-- START OF Given information --

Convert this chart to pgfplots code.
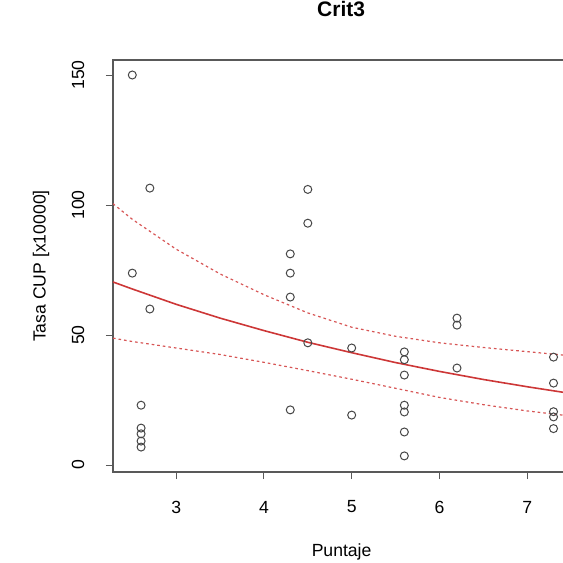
\documentclass[border=0pt]{standalone}
\usepackage{pgfplots}
\pgfplotsset{compat=1.18}
\usepackage{fontspec}
\setmainfont{Liberation Sans}
\definecolor{fitred}{RGB}{205,55,55}
\definecolor{cired}{RGB}{215,85,85}
\definecolor{ptgray}{RGB}{70,70,70}
\begin{document}
\begin{tikzpicture}
\begin{axis}[
  at={(0pt,0pt)}, anchor=south west,
  scale only axis,
  width=228.6pt, height=206pt,
  xmin=2.28, xmax=7.49,
  ymin=-2.69, ymax=155.77,
  xtick={3,4,5,6,7}, ytick={0,50,100,150},
  tick pos=left, tick align=outside,
  major tick length=3.5pt,
  axis line style={black!65, line width=0.6pt},
  every tick/.style={black!65, line width=0.5pt},
  font=\fontsize{8.8}{10}\selectfont,
  /pgf/number format/assume math mode=true,
  xticklabel style={anchor=center, yshift=-14pt},
  yticklabel style={rotate=90, anchor=center, yshift=14pt},
  title={\bfseries Crit3},
  title style={font=\fontsize{10.5}{12}\selectfont, at={(axis description cs:0.499,1)}, anchor=center, yshift=19.5pt},
  xlabel={Puntaje},
  ylabel={Tasa CUP [x10000]},
  every axis x label/.style={at={(axis description cs:0.5,0)}, anchor=center, yshift=-40pt},
  every axis y label/.style={at={(axis description cs:0,0.5)}, anchor=center, rotate=90, yshift=36pt},
  clip=true,
]
\addplot[cired, line width=0.6pt, dash pattern=on 1.3pt off 1.5pt] coordinates {
(2.28,100.5) (2.5,94.5) (3,83) (3.5,73.5) (4,65.5) (4.5,58.5) (5,53) (5.5,49.5) (6,47) (6.5,45.2) (7,43.6) (7.5,42)};
\addplot[cired, line width=0.6pt, dash pattern=on 1.3pt off 1.5pt] coordinates {
(2.28,48.8) (2.5,47.5) (3,45) (3.5,42.5) (4,39.5) (4.5,36.3) (5,33) (5.5,29.5) (6,26) (6.5,23.2) (7,20.8) (7.5,18.8)};
\addplot[fitred, line width=0.8pt] coordinates {
(2.28,70.4) (2.5,67.7) (3,61.8) (3.5,56.5) (4,51.7) (4.5,47.2) (5,43.2) (5.5,39.4) (6,36.0) (6.5,32.9) (7,30.1) (7.5,27.5)};
\addplot[only marks, mark=o, mark size=2pt, mark options={draw=ptgray, line width=0.5pt}] coordinates {
(2.5,150) (2.5,73.8) (2.7,106.5) (2.7,60) (2.6,23) (2.6,14.2) (2.6,12) (2.6,9.2) (2.6,6.9)
(4.3,81.2) (4.3,73.8) (4.3,64.6) (4.3,21.2) (4.5,106) (4.5,93) (4.5,47)
(5,45) (5,19.2)
(5.6,43.5) (5.6,40.5) (5.6,34.6) (5.6,23) (5.6,20.4) (5.6,12.7) (5.6,3.5)
(6.2,56.5) (6.2,53.8) (6.2,37.3)
(7.3,41.5) (7.3,31.5) (7.3,20.5) (7.3,18.5) (7.3,14)};
\end{axis}
\pgfresetboundingbox
\useasboundingbox (-56.5pt,-45.5pt) rectangle (225pt,236pt);
\end{tikzpicture}
\end{document}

-- END OF Given information --

■ Instructions for the task ■
Would you set down the listing exactly, omitting pictures?

■ Solved exercise ■
Convert this chart to pgfplots code.
\documentclass[border=0pt]{standalone}
\usepackage{pgfplots}
\pgfplotsset{compat=1.18}
\usepackage{fontspec}
\setmainfont{Liberation Sans}
\definecolor{fitred}{RGB}{205,55,55}
\definecolor{cired}{RGB}{215,85,85}
\definecolor{ptgray}{RGB}{70,70,70}
\begin{document}
\begin{tikzpicture}
\begin{axis}[
  at={(0pt,0pt)}, anchor=south west,
  scale only axis,
  width=228.6pt, height=206pt,
  xmin=2.28, xmax=7.49,
  ymin=-2.69, ymax=155.77,
  xtick={3,4,5,6,7}, ytick={0,50,100,150},
  tick pos=left, tick align=outside,
  major tick length=3.5pt,
  axis line style={black!65, line width=0.6pt},
  every tick/.style={black!65, line width=0.5pt},
  font=\fontsize{8.8}{10}\selectfont,
  /pgf/number format/assume math mode=true,
  xticklabel style={anchor=center, yshift=-14pt},
  yticklabel style={rotate=90, anchor=center, yshift=14pt},
  title={\bfseries Crit3},
  title style={font=\fontsize{10.5}{12}\selectfont, at={(axis description cs:0.499,1)}, anchor=center, yshift=19.5pt},
  xlabel={Puntaje},
  ylabel={Tasa CUP [x10000]},
  every axis x label/.style={at={(axis description cs:0.5,0)}, anchor=center, yshift=-40pt},
  every axis y label/.style={at={(axis description cs:0,0.5)}, anchor=center, rotate=90, yshift=36pt},
  clip=true,
]
\addplot[cired, line width=0.6pt, dash pattern=on 1.3pt off 1.5pt] coordinates {
(2.28,100.5) (2.5,94.5) (3,83) (3.5,73.5) (4,65.5) (4.5,58.5) (5,53) (5.5,49.5) (6,47) (6.5,45.2) (7,43.6) (7.5,42)};
\addplot[cired, line width=0.6pt, dash pattern=on 1.3pt off 1.5pt] coordinates {
(2.28,48.8) (2.5,47.5) (3,45) (3.5,42.5) (4,39.5) (4.5,36.3) (5,33) (5.5,29.5) (6,26) (6.5,23.2) (7,20.8) (7.5,18.8)};
\addplot[fitred, line width=0.8pt] coordinates {
(2.28,70.4) (2.5,67.7) (3,61.8) (3.5,56.5) (4,51.7) (4.5,47.2) (5,43.2) (5.5,39.4) (6,36.0) (6.5,32.9) (7,30.1) (7.5,27.5)};
\addplot[only marks, mark=o, mark size=2pt, mark options={draw=ptgray, line width=0.5pt}] coordinates {
(2.5,150) (2.5,73.8) (2.7,106.5) (2.7,60) (2.6,23) (2.6,14.2) (2.6,12) (2.6,9.2) (2.6,6.9)
(4.3,81.2) (4.3,73.8) (4.3,64.6) (4.3,21.2) (4.5,106) (4.5,93) (4.5,47)
(5,45) (5,19.2)
(5.6,43.5) (5.6,40.5) (5.6,34.6) (5.6,23) (5.6,20.4) (5.6,12.7) (5.6,3.5)
(6.2,56.5) (6.2,53.8) (6.2,37.3)
(7.3,41.5) (7.3,31.5) (7.3,20.5) (7.3,18.5) (7.3,14)};
\end{axis}
\pgfresetboundingbox
\useasboundingbox (-56.5pt,-45.5pt) rectangle (225pt,236pt);
\end{tikzpicture}
\end{document}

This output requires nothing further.